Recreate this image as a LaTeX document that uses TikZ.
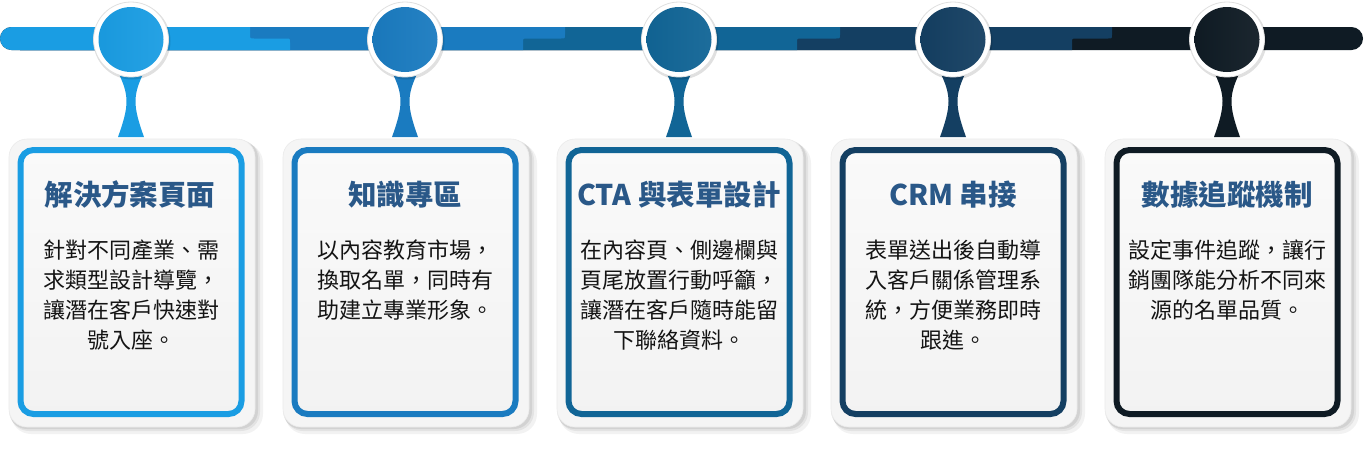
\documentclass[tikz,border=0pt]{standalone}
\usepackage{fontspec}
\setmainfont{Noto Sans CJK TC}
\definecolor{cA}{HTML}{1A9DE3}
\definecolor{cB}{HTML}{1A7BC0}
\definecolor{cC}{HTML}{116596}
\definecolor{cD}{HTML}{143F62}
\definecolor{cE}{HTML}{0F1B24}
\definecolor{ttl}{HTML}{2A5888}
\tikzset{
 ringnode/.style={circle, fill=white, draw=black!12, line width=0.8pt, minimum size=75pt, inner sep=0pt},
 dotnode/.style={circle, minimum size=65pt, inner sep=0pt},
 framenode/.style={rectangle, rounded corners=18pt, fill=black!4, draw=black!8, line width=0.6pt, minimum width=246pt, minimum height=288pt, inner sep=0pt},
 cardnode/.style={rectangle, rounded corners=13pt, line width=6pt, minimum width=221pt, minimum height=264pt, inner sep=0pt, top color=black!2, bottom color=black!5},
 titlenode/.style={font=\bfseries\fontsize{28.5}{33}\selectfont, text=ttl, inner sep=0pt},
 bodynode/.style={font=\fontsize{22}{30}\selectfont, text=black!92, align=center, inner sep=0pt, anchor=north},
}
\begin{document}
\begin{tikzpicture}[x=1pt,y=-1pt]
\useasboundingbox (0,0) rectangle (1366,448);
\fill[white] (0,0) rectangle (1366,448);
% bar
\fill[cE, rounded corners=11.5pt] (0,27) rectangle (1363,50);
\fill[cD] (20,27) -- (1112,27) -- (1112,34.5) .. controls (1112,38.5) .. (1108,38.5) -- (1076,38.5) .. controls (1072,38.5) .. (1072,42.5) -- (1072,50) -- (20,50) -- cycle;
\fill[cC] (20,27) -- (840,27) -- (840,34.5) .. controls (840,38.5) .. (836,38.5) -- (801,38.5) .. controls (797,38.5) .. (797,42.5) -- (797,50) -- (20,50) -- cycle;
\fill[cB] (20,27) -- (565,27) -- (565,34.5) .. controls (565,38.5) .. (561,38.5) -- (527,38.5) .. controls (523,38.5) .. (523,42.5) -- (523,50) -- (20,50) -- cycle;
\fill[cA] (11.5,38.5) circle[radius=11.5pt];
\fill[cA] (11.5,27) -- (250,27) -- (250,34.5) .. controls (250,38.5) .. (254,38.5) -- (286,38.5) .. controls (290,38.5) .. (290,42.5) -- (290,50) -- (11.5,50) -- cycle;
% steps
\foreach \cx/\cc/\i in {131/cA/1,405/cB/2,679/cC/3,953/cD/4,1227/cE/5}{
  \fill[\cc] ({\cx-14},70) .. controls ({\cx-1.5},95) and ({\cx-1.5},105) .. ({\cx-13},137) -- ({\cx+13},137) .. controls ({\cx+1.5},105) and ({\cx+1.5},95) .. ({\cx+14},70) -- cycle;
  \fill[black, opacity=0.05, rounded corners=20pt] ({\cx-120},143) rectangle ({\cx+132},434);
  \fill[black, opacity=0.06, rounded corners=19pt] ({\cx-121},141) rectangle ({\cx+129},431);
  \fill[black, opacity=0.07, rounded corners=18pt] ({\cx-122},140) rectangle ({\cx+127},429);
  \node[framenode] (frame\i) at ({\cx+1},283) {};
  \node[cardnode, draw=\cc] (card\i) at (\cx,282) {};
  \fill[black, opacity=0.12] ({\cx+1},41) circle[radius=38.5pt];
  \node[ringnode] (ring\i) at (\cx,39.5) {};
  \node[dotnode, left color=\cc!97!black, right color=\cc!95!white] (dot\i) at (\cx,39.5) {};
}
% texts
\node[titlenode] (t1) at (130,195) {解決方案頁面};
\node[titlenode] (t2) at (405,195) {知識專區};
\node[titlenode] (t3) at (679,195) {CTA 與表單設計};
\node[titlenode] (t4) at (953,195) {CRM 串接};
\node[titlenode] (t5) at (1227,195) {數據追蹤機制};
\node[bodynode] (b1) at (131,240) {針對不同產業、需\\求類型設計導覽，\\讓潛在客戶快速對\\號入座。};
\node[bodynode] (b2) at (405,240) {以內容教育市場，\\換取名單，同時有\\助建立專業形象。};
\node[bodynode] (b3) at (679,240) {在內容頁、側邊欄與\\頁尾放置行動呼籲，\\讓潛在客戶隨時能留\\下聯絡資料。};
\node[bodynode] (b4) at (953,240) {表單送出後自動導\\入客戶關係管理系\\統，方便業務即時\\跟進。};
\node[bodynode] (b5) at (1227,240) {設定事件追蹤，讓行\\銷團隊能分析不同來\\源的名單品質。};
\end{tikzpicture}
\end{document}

Problem details:
Each line of the data should be quoted exactly, with pictures left out.

The output:
Recreate this image as a LaTeX document that uses TikZ.
\documentclass[tikz,border=0pt]{standalone}
\usepackage{fontspec}
\setmainfont{Noto Sans CJK TC}
\definecolor{cA}{HTML}{1A9DE3}
\definecolor{cB}{HTML}{1A7BC0}
\definecolor{cC}{HTML}{116596}
\definecolor{cD}{HTML}{143F62}
\definecolor{cE}{HTML}{0F1B24}
\definecolor{ttl}{HTML}{2A5888}
\tikzset{
 ringnode/.style={circle, fill=white, draw=black!12, line width=0.8pt, minimum size=75pt, inner sep=0pt},
 dotnode/.style={circle, minimum size=65pt, inner sep=0pt},
 framenode/.style={rectangle, rounded corners=18pt, fill=black!4, draw=black!8, line width=0.6pt, minimum width=246pt, minimum height=288pt, inner sep=0pt},
 cardnode/.style={rectangle, rounded corners=13pt, line width=6pt, minimum width=221pt, minimum height=264pt, inner sep=0pt, top color=black!2, bottom color=black!5},
 titlenode/.style={font=\bfseries\fontsize{28.5}{33}\selectfont, text=ttl, inner sep=0pt},
 bodynode/.style={font=\fontsize{22}{30}\selectfont, text=black!92, align=center, inner sep=0pt, anchor=north},
}
\begin{document}
\begin{tikzpicture}[x=1pt,y=-1pt]
\useasboundingbox (0,0) rectangle (1366,448);
\fill[white] (0,0) rectangle (1366,448);
% bar
\fill[cE, rounded corners=11.5pt] (0,27) rectangle (1363,50);
\fill[cD] (20,27) -- (1112,27) -- (1112,34.5) .. controls (1112,38.5) .. (1108,38.5) -- (1076,38.5) .. controls (1072,38.5) .. (1072,42.5) -- (1072,50) -- (20,50) -- cycle;
\fill[cC] (20,27) -- (840,27) -- (840,34.5) .. controls (840,38.5) .. (836,38.5) -- (801,38.5) .. controls (797,38.5) .. (797,42.5) -- (797,50) -- (20,50) -- cycle;
\fill[cB] (20,27) -- (565,27) -- (565,34.5) .. controls (565,38.5) .. (561,38.5) -- (527,38.5) .. controls (523,38.5) .. (523,42.5) -- (523,50) -- (20,50) -- cycle;
\fill[cA] (11.5,38.5) circle[radius=11.5pt];
\fill[cA] (11.5,27) -- (250,27) -- (250,34.5) .. controls (250,38.5) .. (254,38.5) -- (286,38.5) .. controls (290,38.5) .. (290,42.5) -- (290,50) -- (11.5,50) -- cycle;
% steps
\foreach \cx/\cc/\i in {131/cA/1,405/cB/2,679/cC/3,953/cD/4,1227/cE/5}{
  \fill[\cc] ({\cx-14},70) .. controls ({\cx-1.5},95) and ({\cx-1.5},105) .. ({\cx-13},137) -- ({\cx+13},137) .. controls ({\cx+1.5},105) and ({\cx+1.5},95) .. ({\cx+14},70) -- cycle;
  \fill[black, opacity=0.05, rounded corners=20pt] ({\cx-120},143) rectangle ({\cx+132},434);
  \fill[black, opacity=0.06, rounded corners=19pt] ({\cx-121},141) rectangle ({\cx+129},431);
  \fill[black, opacity=0.07, rounded corners=18pt] ({\cx-122},140) rectangle ({\cx+127},429);
  \node[framenode] (frame\i) at ({\cx+1},283) {};
  \node[cardnode, draw=\cc] (card\i) at (\cx,282) {};
  \fill[black, opacity=0.12] ({\cx+1},41) circle[radius=38.5pt];
  \node[ringnode] (ring\i) at (\cx,39.5) {};
  \node[dotnode, left color=\cc!97!black, right color=\cc!95!white] (dot\i) at (\cx,39.5) {};
}
% texts
\node[titlenode] (t1) at (130,195) {解決方案頁面};
\node[titlenode] (t2) at (405,195) {知識專區};
\node[titlenode] (t3) at (679,195) {CTA 與表單設計};
\node[titlenode] (t4) at (953,195) {CRM 串接};
\node[titlenode] (t5) at (1227,195) {數據追蹤機制};
\node[bodynode] (b1) at (131,240) {針對不同產業、需\\求類型設計導覽，\\讓潛在客戶快速對\\號入座。};
\node[bodynode] (b2) at (405,240) {以內容教育市場，\\換取名單，同時有\\助建立專業形象。};
\node[bodynode] (b3) at (679,240) {在內容頁、側邊欄與\\頁尾放置行動呼籲，\\讓潛在客戶隨時能留\\下聯絡資料。};
\node[bodynode] (b4) at (953,240) {表單送出後自動導\\入客戶關係管理系\\統，方便業務即時\\跟進。};
\node[bodynode] (b5) at (1227,240) {設定事件追蹤，讓行\\銷團隊能分析不同來\\源的名單品質。};
\end{tikzpicture}
\end{document}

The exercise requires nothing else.